• [Material provided]
===
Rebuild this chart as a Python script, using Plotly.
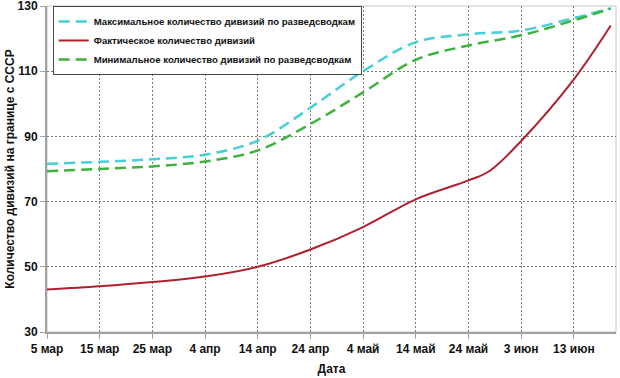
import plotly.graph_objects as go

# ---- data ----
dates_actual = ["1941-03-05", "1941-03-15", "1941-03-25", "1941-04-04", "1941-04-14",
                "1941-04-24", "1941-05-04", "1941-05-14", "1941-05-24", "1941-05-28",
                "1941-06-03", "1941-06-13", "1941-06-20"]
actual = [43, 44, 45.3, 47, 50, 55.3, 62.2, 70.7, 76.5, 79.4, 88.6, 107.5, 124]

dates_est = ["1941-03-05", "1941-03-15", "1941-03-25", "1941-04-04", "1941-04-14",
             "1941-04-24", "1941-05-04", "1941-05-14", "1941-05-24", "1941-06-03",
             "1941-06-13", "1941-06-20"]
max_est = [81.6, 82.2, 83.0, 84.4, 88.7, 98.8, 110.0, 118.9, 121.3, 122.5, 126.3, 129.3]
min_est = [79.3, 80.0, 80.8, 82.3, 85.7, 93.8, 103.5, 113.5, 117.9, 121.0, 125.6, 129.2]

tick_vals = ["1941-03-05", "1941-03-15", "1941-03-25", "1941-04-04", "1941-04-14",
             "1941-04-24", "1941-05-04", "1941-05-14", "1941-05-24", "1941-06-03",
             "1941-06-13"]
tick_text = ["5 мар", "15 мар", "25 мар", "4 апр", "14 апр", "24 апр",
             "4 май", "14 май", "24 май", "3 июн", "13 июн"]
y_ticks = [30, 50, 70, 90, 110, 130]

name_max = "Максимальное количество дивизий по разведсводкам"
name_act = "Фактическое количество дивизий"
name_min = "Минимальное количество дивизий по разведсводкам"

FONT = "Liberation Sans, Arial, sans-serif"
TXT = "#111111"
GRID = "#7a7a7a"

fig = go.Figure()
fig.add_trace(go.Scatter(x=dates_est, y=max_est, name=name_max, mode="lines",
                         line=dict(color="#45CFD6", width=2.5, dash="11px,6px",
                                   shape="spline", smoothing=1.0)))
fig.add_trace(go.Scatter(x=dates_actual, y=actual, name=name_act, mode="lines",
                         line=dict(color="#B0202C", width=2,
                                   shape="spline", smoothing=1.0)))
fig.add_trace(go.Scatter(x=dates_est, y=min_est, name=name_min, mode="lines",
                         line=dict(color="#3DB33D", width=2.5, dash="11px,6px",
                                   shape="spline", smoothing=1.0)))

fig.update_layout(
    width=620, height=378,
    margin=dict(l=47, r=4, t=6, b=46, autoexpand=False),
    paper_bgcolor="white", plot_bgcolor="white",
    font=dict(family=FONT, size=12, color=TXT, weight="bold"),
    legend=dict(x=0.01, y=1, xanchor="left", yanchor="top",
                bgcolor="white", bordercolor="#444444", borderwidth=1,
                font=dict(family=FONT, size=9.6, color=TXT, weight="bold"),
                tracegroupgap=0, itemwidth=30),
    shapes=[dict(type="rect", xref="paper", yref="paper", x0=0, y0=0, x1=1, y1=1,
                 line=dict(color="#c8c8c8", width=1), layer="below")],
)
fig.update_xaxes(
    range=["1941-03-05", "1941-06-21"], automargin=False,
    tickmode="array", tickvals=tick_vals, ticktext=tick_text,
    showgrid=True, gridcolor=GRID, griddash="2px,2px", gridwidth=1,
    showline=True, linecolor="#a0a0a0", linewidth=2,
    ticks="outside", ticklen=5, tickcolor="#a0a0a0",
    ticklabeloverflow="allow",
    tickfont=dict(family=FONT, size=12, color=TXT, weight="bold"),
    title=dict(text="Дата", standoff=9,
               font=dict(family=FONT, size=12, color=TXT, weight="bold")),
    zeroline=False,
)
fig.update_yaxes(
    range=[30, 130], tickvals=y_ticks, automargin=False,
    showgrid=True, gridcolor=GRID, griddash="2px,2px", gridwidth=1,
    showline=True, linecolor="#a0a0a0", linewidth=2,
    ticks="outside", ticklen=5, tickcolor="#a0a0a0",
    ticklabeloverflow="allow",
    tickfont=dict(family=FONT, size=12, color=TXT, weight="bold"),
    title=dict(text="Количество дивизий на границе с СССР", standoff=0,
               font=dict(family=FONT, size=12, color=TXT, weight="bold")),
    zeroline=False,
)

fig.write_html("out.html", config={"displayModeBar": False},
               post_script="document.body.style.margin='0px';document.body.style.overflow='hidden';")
===
• [Problem to solve] All of the lines above should be retyped precisely, apart from the pictures.

• [Task response]
Rebuild this chart as a Python script, using Plotly.
import plotly.graph_objects as go

# ---- data ----
dates_actual = ["1941-03-05", "1941-03-15", "1941-03-25", "1941-04-04", "1941-04-14",
                "1941-04-24", "1941-05-04", "1941-05-14", "1941-05-24", "1941-05-28",
                "1941-06-03", "1941-06-13", "1941-06-20"]
actual = [43, 44, 45.3, 47, 50, 55.3, 62.2, 70.7, 76.5, 79.4, 88.6, 107.5, 124]

dates_est = ["1941-03-05", "1941-03-15", "1941-03-25", "1941-04-04", "1941-04-14",
             "1941-04-24", "1941-05-04", "1941-05-14", "1941-05-24", "1941-06-03",
             "1941-06-13", "1941-06-20"]
max_est = [81.6, 82.2, 83.0, 84.4, 88.7, 98.8, 110.0, 118.9, 121.3, 122.5, 126.3, 129.3]
min_est = [79.3, 80.0, 80.8, 82.3, 85.7, 93.8, 103.5, 113.5, 117.9, 121.0, 125.6, 129.2]

tick_vals = ["1941-03-05", "1941-03-15", "1941-03-25", "1941-04-04", "1941-04-14",
             "1941-04-24", "1941-05-04", "1941-05-14", "1941-05-24", "1941-06-03",
             "1941-06-13"]
tick_text = ["5 мар", "15 мар", "25 мар", "4 апр", "14 апр", "24 апр",
             "4 май", "14 май", "24 май", "3 июн", "13 июн"]
y_ticks = [30, 50, 70, 90, 110, 130]

name_max = "Максимальное количество дивизий по разведсводкам"
name_act = "Фактическое количество дивизий"
name_min = "Минимальное количество дивизий по разведсводкам"

FONT = "Liberation Sans, Arial, sans-serif"
TXT = "#111111"
GRID = "#7a7a7a"

fig = go.Figure()
fig.add_trace(go.Scatter(x=dates_est, y=max_est, name=name_max, mode="lines",
                         line=dict(color="#45CFD6", width=2.5, dash="11px,6px",
                                   shape="spline", smoothing=1.0)))
fig.add_trace(go.Scatter(x=dates_actual, y=actual, name=name_act, mode="lines",
                         line=dict(color="#B0202C", width=2,
                                   shape="spline", smoothing=1.0)))
fig.add_trace(go.Scatter(x=dates_est, y=min_est, name=name_min, mode="lines",
                         line=dict(color="#3DB33D", width=2.5, dash="11px,6px",
                                   shape="spline", smoothing=1.0)))

fig.update_layout(
    width=620, height=378,
    margin=dict(l=47, r=4, t=6, b=46, autoexpand=False),
    paper_bgcolor="white", plot_bgcolor="white",
    font=dict(family=FONT, size=12, color=TXT, weight="bold"),
    legend=dict(x=0.01, y=1, xanchor="left", yanchor="top",
                bgcolor="white", bordercolor="#444444", borderwidth=1,
                font=dict(family=FONT, size=9.6, color=TXT, weight="bold"),
                tracegroupgap=0, itemwidth=30),
    shapes=[dict(type="rect", xref="paper", yref="paper", x0=0, y0=0, x1=1, y1=1,
                 line=dict(color="#c8c8c8", width=1), layer="below")],
)
fig.update_xaxes(
    range=["1941-03-05", "1941-06-21"], automargin=False,
    tickmode="array", tickvals=tick_vals, ticktext=tick_text,
    showgrid=True, gridcolor=GRID, griddash="2px,2px", gridwidth=1,
    showline=True, linecolor="#a0a0a0", linewidth=2,
    ticks="outside", ticklen=5, tickcolor="#a0a0a0",
    ticklabeloverflow="allow",
    tickfont=dict(family=FONT, size=12, color=TXT, weight="bold"),
    title=dict(text="Дата", standoff=9,
               font=dict(family=FONT, size=12, color=TXT, weight="bold")),
    zeroline=False,
)
fig.update_yaxes(
    range=[30, 130], tickvals=y_ticks, automargin=False,
    showgrid=True, gridcolor=GRID, griddash="2px,2px", gridwidth=1,
    showline=True, linecolor="#a0a0a0", linewidth=2,
    ticks="outside", ticklen=5, tickcolor="#a0a0a0",
    ticklabeloverflow="allow",
    tickfont=dict(family=FONT, size=12, color=TXT, weight="bold"),
    title=dict(text="Количество дивизий на границе с СССР", standoff=0,
               font=dict(family=FONT, size=12, color=TXT, weight="bold")),
    zeroline=False,
)

fig.write_html("out.html", config={"displayModeBar": False},
               post_script="document.body.style.margin='0px';document.body.style.overflow='hidden';")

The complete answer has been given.